La Estación Centenario de la Compañía General de Ferrocarriles de la provincia de Buenos Aires estaba ubicada en el partido de Carlos Casares. Disposiciones de gobierno y tremendas inundaciones decretaron en 1985 el fin de sus servicios. A 10 kilómetros de aquélla estaba ubicada La Blanqueada, en cuyos campos transcurrieron muchas de nuestras ya lejanas vacaciones de verano.
Aquellas tierras estaban plagadas de “mulitas” y de “peludos”, especies del género “armadillos”, de color marrón y de entre 25 y 50 cm de largo, con un caparazón formado por placas transversales, cola larga, orejas grandes y uñas poderosas que le facilitan excavar la tierra para hacer sus cuevas “...y lo mesmo que el peludo enderecé pa mi cueva”, dice el Martín Fierro. Algo yo sabía de estos bichos gracias a mi compañero de banco en el viejo colegio de la calle Bolívar, Lucas Kraglievich, que heredaba la pasión y erudición de su padre, uno de los más reputados -junto con Florentino Ameghino- paleontólogos argentinos.
No puede escapar a estos recuerdos la personalidad de Don Pedro, que regenteaba todas las actividades rurales de La Blanqueada. Trabajador hábil y honesto, hacía de todo: baquiano en arrear, domar, pialar a la payanca y atrapar avestruces con boleadoras que él mismo fabricaba con piedras redondas recubiertas con cuero crudo.
La caza de “peludos” y “mulitas” era cosa corriente entre la gente de campo, pues su carne les resultaba tierna y exquisita (y sobre todo barata). Se los cazaba de varias maneras. Don Pedro, por ejemplo, solía cazarlos de noche y de una forma singular: encandilaba al peludo con una linterna y luego le pisaba el lomo para inmovilizarlo; más tarde, tras lavarlo y adobarlo, Martina, su mujer, los asaba en su propia caparazón en el horno de barro.
Con ayuda de galgos se detectaban sus cuevas, que emanan olores y sonidos inconfundibles. Luego, se excavaba la tierra con palas hasta ubicarlos y se los capturaba por la cola, no sin esfuerzo, pues la resistencia del animal es enorme.

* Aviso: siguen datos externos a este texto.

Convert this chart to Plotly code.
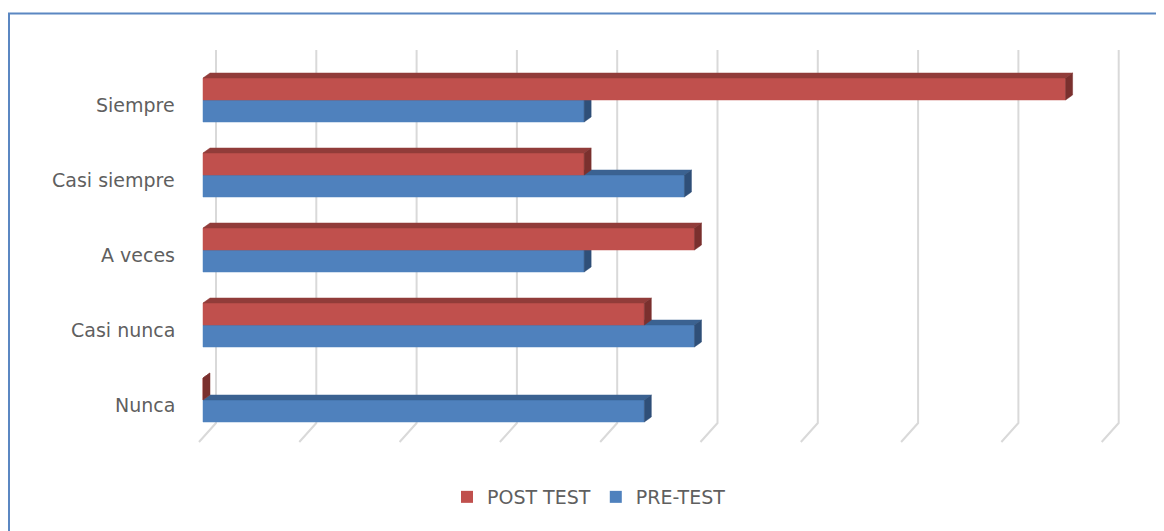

Guillermo Hudson, en “Allá lejos y hace tiempo”, nos habla de ésto. Quizá, por desconocimiento de términos campestres (para su idioma inglés), como mulita o tatú, Hudson aplica la palabra “armadillo”: “Cuando un armadillo empezó a cavar vertiginosamente para escapar, enterrándose en el suelo, para capturarlo lo agarré de la negra cola de hueso con las dos manos y empecé a tirar tratando de sacarlo. No lo pude mover. Siguió cavando con furia, entrando más y más profundamente dentro de la tierra. Pronto me di cuenta que en lugar de sacarlo yo, él estaba arrastrándome detrás de sí, me sentí herido al pensar que un animal no mayor que un gato iba a vencerme en un asunto de fuerza. Me vi forzado a largarlo”.
Muchas veces, durante nuestras cabalgatas, se avistaban estos mamíferos atravesando senderos o lugares abiertos. Hilario, hijo de don Pedro, tenía la habilidad de cazarlos directamente con sus brazos y cuando se le escapaban se arrojaba como el arquero de fútbol lo hace hacia la pelota a ras del suelo. Otra modalidad: si el paisano iba cabalgando y los descubría, sin apearse les arrojaba su “guacha” (rebenque de mango corto y lonja ancha) con llamativa puntería: tras el impacto, el peludo o el tatú quedaban paralizados. No sólo con fines gastronómicos los caza el hombre de campo: también utiliza su caparazón para la fabricación de charangos.